大町市立第一中の特色「探研部」 部員の興味が軸の部活動

「探研(たんけん)部」。大町市立第一中学校に、他校では聞かれない名称の部活動がある。「探検部とよく間違えられる。探る。そして研究する。だから探研部」。2006年度の同校生徒会誌「こぶし」に、当時の部長・太谷公亮さん(30、東京都)がこうつづっている。
「地域を知る部活動」として05年度に発足。過去には古道歩きなどの地域催事への参加や、カヌーを手作りして仁科三湖を渡ったり、商店街マップを作ったり。興味を持つことを軸に、部員が考え取り組んできた。在校生の部員3人は、校舎のジオラマ制作やコンピュータープログラミングなどに励む。
同校は仁科台中と再編されるため、本年度で閉校に。64年の歴史を語る上で外せない、特色ある部活動「探研部」の今と、卒業生らの思いに迫った。

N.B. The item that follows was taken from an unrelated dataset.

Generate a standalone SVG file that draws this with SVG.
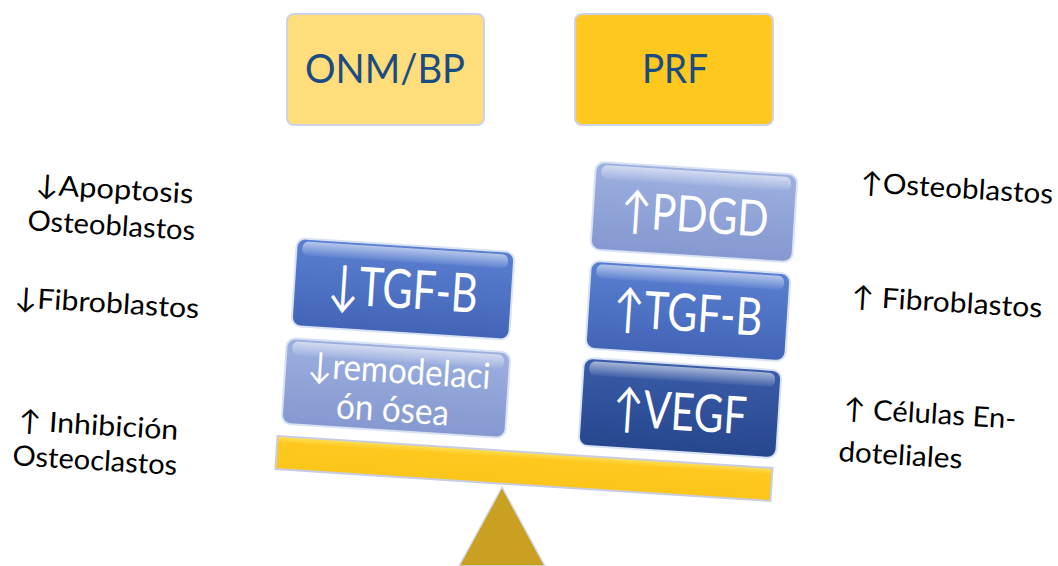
<svg xmlns="http://www.w3.org/2000/svg" width="1058" height="566" viewBox="0 0 1058 566">
<defs>
<linearGradient id="gBlue" x1="0" y1="0" x2="0" y2="1">
<stop offset="0" stop-color="#5A80D2"/><stop offset="1" stop-color="#4264B6"/>
</linearGradient>
<linearGradient id="gLight" x1="0" y1="0" x2="0" y2="1">
<stop offset="0" stop-color="#9DB0E0"/><stop offset="1" stop-color="#8598D0"/>
</linearGradient>
<linearGradient id="gDark" x1="0" y1="0" x2="0" y2="1">
<stop offset="0" stop-color="#3A5CA8"/><stop offset="1" stop-color="#26478E"/>
</linearGradient>
<linearGradient id="gShine" x1="0" y1="0" x2="0" y2="1">
<stop offset="0" stop-color="#FFFFFF" stop-opacity="0.55"/><stop offset="1" stop-color="#FFFFFF" stop-opacity="0.05"/>
</linearGradient>
<linearGradient id="gBeam" x1="0" y1="0" x2="0" y2="1">
<stop offset="0" stop-color="#FDE15A"/><stop offset="0.2" stop-color="#FEC81E"/><stop offset="1" stop-color="#FCC51A"/>
</linearGradient>
</defs>
<style>
.hdr{stroke:#CDD2E6;stroke-width:2}
.hdrt{font-family:Lato,"Open Sans",sans-serif;font-size:40px;fill:#1A4C83;text-anchor:middle}
.box{stroke:#D8E2F4;stroke-width:2}
.bt{font-family:Lato,"Open Sans","DejaVu Sans",sans-serif;fill:#FFFFFF;text-anchor:middle}
.lab{font-family:Lato,"Open Sans","DejaVu Sans",sans-serif;font-size:28px;fill:#000000}
</style>

<g id="node-onm">
<rect class="hdr" x="287" y="14" width="197" height="111" rx="7" fill="#FEDD7A"/>
<text class="hdrt" x="385" y="83" textLength="160" lengthAdjust="spacingAndGlyphs">ONM/BP</text>
</g>
<g id="node-prf">
<rect class="hdr" x="575" y="14" width="198" height="111" rx="7" fill="#FEC81E"/>
<text class="hdrt" x="675" y="83" textLength="66" lengthAdjust="spacingAndGlyphs">PRF</text>
</g>

<g id="node-fulcrum">
<polygon points="502,487 459,566 545,566" fill="#C9A021" stroke="#D6DAEA" stroke-width="1.5"/>
</g>

<g id="node-beam" transform="rotate(3.7 524 468)">
<rect x="276" y="452" width="496" height="33" fill="url(#gBeam)" stroke="#C8CCE0" stroke-width="2"/>
</g>

<g id="node-tgfb-left" transform="rotate(3.7 403 289)">
<rect class="box" x="294" y="245" width="218" height="88" rx="9" fill="url(#gBlue)"/>
<rect x="300" y="248" width="206" height="14" rx="6" fill="url(#gShine)"/>
<text class="bt" x="403" y="308" font-size="54" textLength="150" lengthAdjust="spacingAndGlyphs">↓TGF-B</text>
</g>

<g id="node-remodelacion" transform="rotate(3.7 396 388)">
<rect class="box" x="284" y="345" width="224" height="86" rx="9" fill="url(#gLight)"/>
<rect x="290" y="348" width="212" height="14" rx="6" fill="url(#gShine)"/>
<text class="bt" x="398" y="383" font-size="36" textLength="183" lengthAdjust="spacingAndGlyphs">↓remodelaci</text>
<text class="bt" x="394" y="422" font-size="36" textLength="113" lengthAdjust="spacingAndGlyphs">ón ósea</text>
</g>

<g id="node-pdgd" transform="rotate(3.7 694 212)">
<rect class="box" x="593" y="168" width="202" height="88" rx="9" fill="url(#gLight)"/>
<rect x="599" y="171" width="190" height="14" rx="6" fill="url(#gShine)"/>
<text class="bt" x="695" y="232" font-size="50" textLength="148" lengthAdjust="spacingAndGlyphs">↑PDGD</text>
</g>

<g id="node-tgfb-right" transform="rotate(3.7 688 311)">
<rect class="box" x="588" y="267" width="200" height="88" rx="9" fill="url(#gBlue)"/>
<rect x="594" y="270" width="188" height="14" rx="6" fill="url(#gShine)"/>
<text class="bt" x="688" y="331" font-size="52" textLength="149" lengthAdjust="spacingAndGlyphs">↑TGF-B</text>
</g>

<g id="node-vegf" transform="rotate(3.7 680 408)">
<rect class="box" x="581" y="364" width="198" height="88" rx="9" fill="url(#gDark)"/>
<rect x="587" y="367" width="186" height="14" rx="6" fill="url(#gShine)"/>
<text class="bt" x="680" y="430" font-size="52" textLength="134" lengthAdjust="spacingAndGlyphs">↑VEGF</text>
</g>

<g id="labels-left">
<text class="lab" x="35" y="194" transform="rotate(3.5 35 194)" textLength="158" lengthAdjust="spacingAndGlyphs">↓Apoptosis</text>
<text class="lab" x="27" y="230" transform="rotate(3.5 27 230)" textLength="168" lengthAdjust="spacingAndGlyphs">Osteoblastos</text>
<text class="lab" x="14" y="307" transform="rotate(3.5 14 307)" textLength="185" lengthAdjust="spacingAndGlyphs">↓Fibroblastos</text>
<text class="lab" x="18" y="430" transform="rotate(3.5 18 430)" textLength="160" lengthAdjust="spacingAndGlyphs">↑ Inhibición</text>
<text class="lab" x="12" y="465" transform="rotate(3.5 12 465)" textLength="165" lengthAdjust="spacingAndGlyphs">Osteoclastos</text>
</g>

<g id="labels-right">
<text class="lab" x="860" y="192" transform="rotate(3.5 860 192)" textLength="193" lengthAdjust="spacingAndGlyphs">↑Osteoblastos</text>
<text class="lab" x="851" y="306" transform="rotate(3.5 851 306)" textLength="191" lengthAdjust="spacingAndGlyphs">↑ Fibroblastos</text>
<text class="lab" x="843" y="418" transform="rotate(3.5 843 418)" textLength="173" lengthAdjust="spacingAndGlyphs">↑ Células En-</text>
<text class="lab" x="838" y="461" transform="rotate(3.5 838 461)" textLength="124" lengthAdjust="spacingAndGlyphs">doteliales</text>
</g>
</svg>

放課後、大町市立第一中学校の技術室に集まった探研部の部員たちは、各自パソコンに向かい、コンピュータープログラミングに取り組んでいた。活動に決まりはなく、ジオラマ制作やロボットコンテストへの出場など、やりたいことを探究するのが探研部。好きなことに没頭する中学生の横顔は、みずみずしさに満ちている。
1年の橋結衣さん(13)は「どこかに探検に行くのかと思ったが、研の字が違う」。自分の好きな活動ができると知って入部し「特別な感じで楽しい」と話す。前部長で3年の仁科悠佳(はるか)さん(15)の場合、2人の兄も在学中は同部に在籍。部活動を振り返り「先生に指示されるのでなく、目標に向かって協力し、自分で考え行動することを学んだ」。

2005年に部が発足した背景には、当時校長だった山下邦彦さん(75、同市平)の熱い思いがあった。郷土の大自然に生かされていることを生徒がつかむため、地元を知り研究する場にしたい。加えて、他の部活をやめてしまうなどした生徒たちも活動できる場にしたいという願いもあった。自らも副顧問として3年間、生徒主体の活動を支援した。
草創期は「塩の道祭り」「針ノ木岳慎太郎祭」などに参加し、先人の文化や歴史を学んだ。06年度以降に取り組んだ活動は、手作りカヌーで仁科三湖を渡るという、危険は伴うが冒険心に満ちた挑戦だった。当時の顧問だった長澤正尋教諭(11年に46歳で他界)ら学校関係者は、生徒の熱意をくみ取り、実現へ寄り添った。
ベニヤ板などで組み立てたカヌーを学校のプールに浮かべた途端に浸水する、といった幾多の苦労を経て本番。挑戦1年目は木崎湖、2年目は青木湖、中綱湖を含む三湖を渡ることに成功した。
この「探研」は07年度「トム・ソーヤースクール企画コンテスト」(安藤スポーツ・食文化振興財団主催)で、学校団体部門の最優秀に当たる「文部科学大臣奨励賞」を受賞。生徒の主体性、郷土愛や自信を育んだ点が評価された。山下さんは「自分たちでどう工夫するか考え実体験を伴って挑戦し、理解を深める。それが探研部」と振り返った。
06、07年度に部長を務めた太谷公亮さんは「創部間もなく、ふわふわした存在だったが、好奇心で挑戦したことが評価され、それでもいいんだと思えた」と話す。「道のない道を進む魅力は絶対にあった。カチッとしていないからこそ、可能性や魅力を持った部活だった。自由さは残ってほしい」
08年度部長の柏原正太郎さん(28、同市平)は、「改良を加えながらカヌーが完成していく過程が楽しく、達成感があった」と懐かしんだ。

4月に開校する「大町中学校」では、仁科台中の科学部と一緒になり、「科学・探研部」の名称で新たなスタートを切る予定。第一中探研部部長で2年の宮澤凛果さん(14)は「(活動内容は年ごとに変わっても)発足当時から変わらない探研部の精神を、新しい中学でも引き継いでいきたい」と力を込めた。